For some [unemployed young women], hunger was a supremely private affliction. Rather than joining the [bread] lines, they banished themselves to shared apartments and boardinghouses and stayed put, “living on a cracker a day” as long as their rent held out.

The book documents “the ways the nation coped with suddenly not being the land of plenty,” including the dishes Americans created with the ingredients available, which was often not very many things at all and also not many things that typically go together. For example:

Looking back at the food coverage in newspapers of the era, it’s immediately apparent that many ingredients once readily available are in much shorter supply, and household budgets aren’t stretching as far as the once did—but you don’t get the impression that so many Americans are hurting so much. Instead, at least in these pages of the paper, you get rosier picture. Here, the meal-planning was aspirational (as it continues to be in food media today, although the goals now tend to be less about budget and more about the swagger that comes from sharing something that looks effortlessly amazing on Instagram).

In 1935, right in the heart of the Depression, an upbeat story ran in newspapers around the USA

The "unusual" snacks of the Great Depression (3)

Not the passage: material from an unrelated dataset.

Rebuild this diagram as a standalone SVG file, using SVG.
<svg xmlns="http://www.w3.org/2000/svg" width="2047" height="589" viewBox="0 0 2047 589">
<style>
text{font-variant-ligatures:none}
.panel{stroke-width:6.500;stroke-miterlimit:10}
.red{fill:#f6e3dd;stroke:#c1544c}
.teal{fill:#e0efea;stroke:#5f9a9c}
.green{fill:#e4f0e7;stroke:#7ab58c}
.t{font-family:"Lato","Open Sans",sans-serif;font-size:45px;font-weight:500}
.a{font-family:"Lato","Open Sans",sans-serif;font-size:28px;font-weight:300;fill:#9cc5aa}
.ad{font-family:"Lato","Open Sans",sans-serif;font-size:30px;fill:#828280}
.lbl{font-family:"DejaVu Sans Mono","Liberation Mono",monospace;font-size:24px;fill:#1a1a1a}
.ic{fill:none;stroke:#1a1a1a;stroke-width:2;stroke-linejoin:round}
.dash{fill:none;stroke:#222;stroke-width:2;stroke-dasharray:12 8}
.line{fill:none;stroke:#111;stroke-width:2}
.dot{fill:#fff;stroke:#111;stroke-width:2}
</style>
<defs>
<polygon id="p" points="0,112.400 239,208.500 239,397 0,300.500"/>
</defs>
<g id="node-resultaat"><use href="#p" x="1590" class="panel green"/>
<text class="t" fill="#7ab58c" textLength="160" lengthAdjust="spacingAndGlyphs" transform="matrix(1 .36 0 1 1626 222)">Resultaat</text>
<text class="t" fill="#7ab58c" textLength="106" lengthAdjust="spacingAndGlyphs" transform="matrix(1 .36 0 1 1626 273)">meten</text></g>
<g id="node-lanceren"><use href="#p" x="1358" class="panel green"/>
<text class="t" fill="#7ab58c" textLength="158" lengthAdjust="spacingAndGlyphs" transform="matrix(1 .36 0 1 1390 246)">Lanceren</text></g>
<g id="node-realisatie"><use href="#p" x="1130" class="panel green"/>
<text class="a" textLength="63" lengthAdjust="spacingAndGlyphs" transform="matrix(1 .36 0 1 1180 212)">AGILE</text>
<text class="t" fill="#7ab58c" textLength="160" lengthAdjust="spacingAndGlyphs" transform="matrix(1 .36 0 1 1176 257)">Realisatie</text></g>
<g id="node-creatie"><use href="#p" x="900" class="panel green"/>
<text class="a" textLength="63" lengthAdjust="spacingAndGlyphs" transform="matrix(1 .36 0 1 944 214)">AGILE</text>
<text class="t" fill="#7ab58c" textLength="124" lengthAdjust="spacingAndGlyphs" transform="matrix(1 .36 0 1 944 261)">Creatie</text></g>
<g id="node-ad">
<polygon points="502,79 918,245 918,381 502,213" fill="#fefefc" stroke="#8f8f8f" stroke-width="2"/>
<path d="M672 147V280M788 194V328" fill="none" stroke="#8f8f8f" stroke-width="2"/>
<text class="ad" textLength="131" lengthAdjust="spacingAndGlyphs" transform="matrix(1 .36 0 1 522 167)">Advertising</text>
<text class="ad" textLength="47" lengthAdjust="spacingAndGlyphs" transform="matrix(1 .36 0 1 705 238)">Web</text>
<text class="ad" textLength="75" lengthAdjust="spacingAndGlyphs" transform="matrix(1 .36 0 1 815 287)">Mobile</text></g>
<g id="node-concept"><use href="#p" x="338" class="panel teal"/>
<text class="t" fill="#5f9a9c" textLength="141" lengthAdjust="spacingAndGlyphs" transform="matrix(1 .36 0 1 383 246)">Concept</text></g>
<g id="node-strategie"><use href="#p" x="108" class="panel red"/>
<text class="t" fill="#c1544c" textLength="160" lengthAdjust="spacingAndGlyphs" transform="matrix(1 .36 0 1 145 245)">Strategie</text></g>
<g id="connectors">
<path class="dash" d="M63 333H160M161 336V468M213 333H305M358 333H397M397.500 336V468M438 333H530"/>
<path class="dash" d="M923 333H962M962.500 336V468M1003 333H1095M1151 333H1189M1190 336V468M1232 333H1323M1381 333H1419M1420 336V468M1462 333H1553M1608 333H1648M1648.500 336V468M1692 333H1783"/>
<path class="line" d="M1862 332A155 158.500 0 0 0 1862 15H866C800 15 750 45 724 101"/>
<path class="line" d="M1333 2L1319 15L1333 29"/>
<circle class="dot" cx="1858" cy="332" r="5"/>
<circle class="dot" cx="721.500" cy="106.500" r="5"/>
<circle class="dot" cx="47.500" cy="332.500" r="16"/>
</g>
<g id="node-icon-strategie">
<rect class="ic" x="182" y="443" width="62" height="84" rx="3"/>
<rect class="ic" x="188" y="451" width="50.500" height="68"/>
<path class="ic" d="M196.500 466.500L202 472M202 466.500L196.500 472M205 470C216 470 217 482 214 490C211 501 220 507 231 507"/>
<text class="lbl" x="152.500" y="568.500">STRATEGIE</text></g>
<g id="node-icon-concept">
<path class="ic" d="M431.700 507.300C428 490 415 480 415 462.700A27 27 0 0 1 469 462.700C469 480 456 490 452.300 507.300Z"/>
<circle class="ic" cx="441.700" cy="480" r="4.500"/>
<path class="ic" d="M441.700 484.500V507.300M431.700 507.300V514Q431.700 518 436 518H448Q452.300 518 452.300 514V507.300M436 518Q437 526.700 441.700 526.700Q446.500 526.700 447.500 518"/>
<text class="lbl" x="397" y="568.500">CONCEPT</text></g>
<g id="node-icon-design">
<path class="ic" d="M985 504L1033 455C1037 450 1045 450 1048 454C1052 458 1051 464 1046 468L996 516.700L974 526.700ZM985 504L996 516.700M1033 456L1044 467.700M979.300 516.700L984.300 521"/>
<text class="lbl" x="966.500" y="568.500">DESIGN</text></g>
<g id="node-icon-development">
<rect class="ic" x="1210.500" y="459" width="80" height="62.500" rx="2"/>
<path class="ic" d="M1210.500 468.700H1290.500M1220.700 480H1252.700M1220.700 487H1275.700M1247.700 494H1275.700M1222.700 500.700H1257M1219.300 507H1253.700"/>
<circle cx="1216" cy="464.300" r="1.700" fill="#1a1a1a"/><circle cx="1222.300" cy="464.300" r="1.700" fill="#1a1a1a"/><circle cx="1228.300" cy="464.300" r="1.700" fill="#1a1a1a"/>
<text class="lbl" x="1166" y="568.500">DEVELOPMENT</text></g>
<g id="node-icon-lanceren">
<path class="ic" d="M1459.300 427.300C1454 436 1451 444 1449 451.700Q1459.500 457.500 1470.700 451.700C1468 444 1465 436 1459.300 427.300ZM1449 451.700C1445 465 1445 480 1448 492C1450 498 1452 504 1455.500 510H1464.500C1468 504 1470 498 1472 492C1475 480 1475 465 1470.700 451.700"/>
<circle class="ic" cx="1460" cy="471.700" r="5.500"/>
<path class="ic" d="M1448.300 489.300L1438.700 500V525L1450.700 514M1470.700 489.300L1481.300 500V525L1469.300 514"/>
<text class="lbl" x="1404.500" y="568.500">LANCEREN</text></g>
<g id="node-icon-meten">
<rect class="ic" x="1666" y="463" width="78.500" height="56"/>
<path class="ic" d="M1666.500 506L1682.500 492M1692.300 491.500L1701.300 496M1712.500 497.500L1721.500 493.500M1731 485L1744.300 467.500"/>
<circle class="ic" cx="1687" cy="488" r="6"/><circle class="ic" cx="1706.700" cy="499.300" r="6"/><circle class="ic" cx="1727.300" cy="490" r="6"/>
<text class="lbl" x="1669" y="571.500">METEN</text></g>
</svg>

Those unusual snacks included:

  • Apple and salami porcupines, which involved taking small cubes of salami and onion, impaling them on toothpicks, and sticking them into an apple. An attractive passed appetizer, or so we’re told.

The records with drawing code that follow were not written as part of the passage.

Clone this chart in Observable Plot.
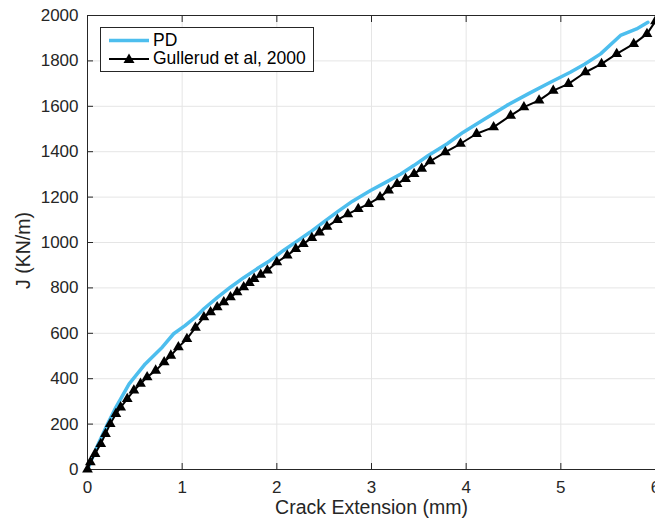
<!DOCTYPE html>
<html>
<head>
<meta charset="utf-8">
<script src="https://cdn.jsdelivr.net/npm/d3@7"></script>
<script src="https://cdn.jsdelivr.net/npm/@observablehq/plot@0.6"></script>
<style>
  html, body { margin: 0; padding: 0; background: #fff; overflow: hidden; }
  #wrap { position: relative; width: 655px; height: 520px; font-family: "Liberation Sans", Arial, Helvetica, sans-serif; }
  #legend { position: absolute; left: 100px; top: 27px; width: 214px; height: 45px; border: 1px solid #262626; background: #fff; box-sizing: border-box; }
  #legend svg { position: absolute; left: 0; top: 0; }
  .lt { position: absolute; left: 52px; font-size: 17.5px; color: #000; line-height: 1; white-space: nowrap; }
</style>
</head>
<body>
<div id="wrap">
  <div id="chart"></div>
  <div id="legend">
    <svg width="214" height="45">
      <line x1="8" x2="48" y1="12.5" y2="12.5" stroke="#4DBEEE" stroke-width="3.5"/>
      <line x1="8" x2="48" y1="31" y2="31" stroke="#000" stroke-width="2"/>
      <path d="M28,25.5 L33.5,35 L22.5,35 Z" fill="#000"/>
    </svg>
    <div class="lt" style="top:3.5px">PD</div>
    <div class="lt" style="top:22px">Gullerud et al, 2000</div>
  </div>
</div>
<script>
const seriesNames = ["PD", "Gullerud et al, 2000"];
const xLabel = "Crack Extension (mm)";
const yLabel = "J (KN/m)";

const pdX = [0, 0.05, 0.1, 0.2, 0.30, 0.44, 0.61, 0.79, 0.91, 1.03, 1.14, 1.23, 1.37, 1.51, 1.65, 1.79, 1.93, 2.07, 2.21, 2.35, 2.50, 2.65, 2.80, 2.99, 3.15, 3.31, 3.45, 3.60, 3.80, 3.97, 4.20, 4.43, 4.66, 4.89, 5.10, 5.25, 5.42, 5.63, 5.80, 5.92];
const pdY = [0, 50, 100, 190, 274, 377, 465, 539, 598, 634, 671, 708, 757, 803, 845, 884, 921, 965, 1005, 1045, 1092, 1138, 1182, 1229, 1265, 1302, 1340, 1383, 1435, 1486, 1545, 1604, 1656, 1706, 1750, 1785, 1831, 1912, 1941, 1970];

const gX = [0, 0.03, 0.08, 0.14, 0.19, 0.24, 0.30, 0.35, 0.42, 0.49, 0.56, 0.63, 0.72, 0.81, 0.88, 0.96, 1.05, 1.14, 1.23, 1.30, 1.37, 1.44, 1.51, 1.58, 1.65, 1.71, 1.76, 1.83, 1.90, 2.00, 2.11, 2.20, 2.28, 2.37, 2.45, 2.53, 2.64, 2.75, 2.86, 2.97, 3.09, 3.18, 3.27, 3.36, 3.45, 3.53, 3.62, 3.78, 3.94, 4.11, 4.29, 4.47, 4.61, 4.77, 4.92, 5.08, 5.26, 5.43, 5.59, 5.77, 5.91, 6.0];
const gY = [0, 32, 69, 113, 157, 201, 245, 274, 311, 348, 378, 407, 436, 473, 502, 539, 575, 625, 671, 693, 715, 737, 759, 781, 803, 822, 840, 858, 877, 913, 943, 972, 994, 1020, 1045, 1070, 1100, 1125, 1148, 1170, 1200, 1230, 1258, 1280, 1302, 1325, 1358, 1398, 1435, 1479, 1508, 1559, 1596, 1626, 1669, 1699, 1750, 1787, 1831, 1875, 1919, 1975];

const xTicks = [0, 1, 2, 3, 4, 5, 6];
const yTicks = [0, 200, 400, 600, 800, 1000, 1200, 1400, 1600, 1800, 2000];

const pd = pdX.map((x, i) => ({x, y: pdY[i]}));
const gul = gX.map((x, i) => ({x, y: gY[i]}));

const axisColor = "#262626";
const fontFam = "Liberation Sans, Arial, Helvetica, sans-serif";

const chart = Plot.plot({
  width: 655,
  height: 520,
  marginLeft: 87,
  marginRight: 0,
  marginTop: 15,
  marginBottom: 51,
  style: { fontFamily: fontFam, fontSize: "17px", color: axisColor, background: "#fff", overflow: "visible" },
  x: { domain: [0, 6] },
  y: { domain: [0, 2000] },
  marks: [
    Plot.gridX(xTicks, { stroke: "#e5e5e5", strokeOpacity: 1, strokeWidth: 1 }),
    Plot.gridY(yTicks, { stroke: "#e5e5e5", strokeOpacity: 1, strokeWidth: 1 }),
    Plot.axisX(xTicks, { tickSize: 0, tickPadding: 11, fontSize: 17, tickFormat: d => String(d), label: null, fill: axisColor }),
    Plot.axisX(xTicks, { tickSize: 6, dy: -6, text: null, label: null, stroke: axisColor }),
    Plot.axisX(xTicks, { anchor: "top", tickSize: 6, dy: 6, text: null, label: null, stroke: axisColor }),
    Plot.axisY(yTicks, { tickSize: 0, tickPadding: 9, fontSize: 17, tickFormat: d => String(d), label: null, fill: axisColor }),
    Plot.axisY(yTicks, { tickSize: 6, dx: 6, text: null, label: null, stroke: axisColor }),
    Plot.frame({ stroke: axisColor, strokeWidth: 1 }),
    Plot.text([xLabel], { frameAnchor: "bottom", dy: 38, text: d => d, fontSize: 19.5, fill: axisColor, lineAnchor: "middle", textAnchor: "middle" }),
    Plot.text([yLabel], { frameAnchor: "left", dx: -64, dy: 8, rotate: -90, text: d => d, fontSize: 19.5, fill: axisColor, lineAnchor: "middle", textAnchor: "middle" }),
    Plot.line(pd, { x: "x", y: "y", stroke: "#4DBEEE", strokeWidth: 3.5 }),
    Plot.line(gul, { x: "x", y: "y", stroke: "#000", strokeWidth: 2 }),
    Plot.dot(gul, { x: "x", y: "y", symbol: "triangle", r: 4, fill: "#000", stroke: "none" })
  ]
});
document.getElementById("chart").appendChild(chart);
</script>
</body>
</html>
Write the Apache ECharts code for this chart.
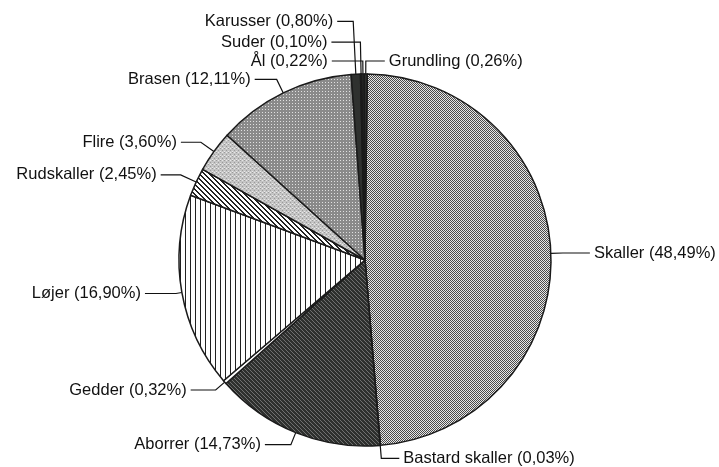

  • Sardine pastries, a variation on pigs in a blanket but with, you know, sardines instead of hot dogs.

  • Ham and asparagus rolls, which start with the asparagus being soaked in French dressing for ten minutes. Then you roll them up inside pieces of ham and served with mayonnaise (obviously).

  • Celery and crabmeat sticks, a sort of fancy ants-on-a-long, with crab standing in for peanut butter (and no raisins, thankfully).

  • Baconized Camembert spread, which is literally just crispy bacon chopped finely and mixed into Camembert and spread on crackers. (I might try this one.)

What’s especially interesting, I think, is that some of the foods of hardship have made a comeback, including desperation pie, which was (at least back in 2015) the signature dessert for one James Beard Award-winning chef, while the party foods of the more well-off citizens have faded. Often, there’s an unfortunate imbalance to what foods (or buildings or music or any other aspect of culture) gets preserved in the long-term collective memory. Too often, it’s the tales of the rich and privileged that take precedence and get repeated and remembered. Here, though, is an example of something else. Ham (in various formats) plus asparagus is hardly an unfamiliar combo, but I’ve never seen it presented as something that speaks to a particular era; it’s a dish not remembered in the context of mythology. Meanwhile, I’ve never heard of apple and salami porcupines at all, and I sincerely doubt they’re on any restaurant menus today. And that’s just fine.

Will you like these snacks?

Probably! Maybe? Honestly, hard to say.

Random find

It’s always jarring to look through an old newspaper from your hometown and see a mention of a pretty darn big event that you’ve never heard of. That “Unusual Snacks for Appreciative Guests” story also ran in the Minneapolis Tribune, on the same page as this story (below) about city workers protesting at the Municipal Building (City Hall) and being forced away with tear gas bombs. The city also quickly allocated funding to add 200 new police officers to the force. It’s possible some of this may seem familiar to observant readers!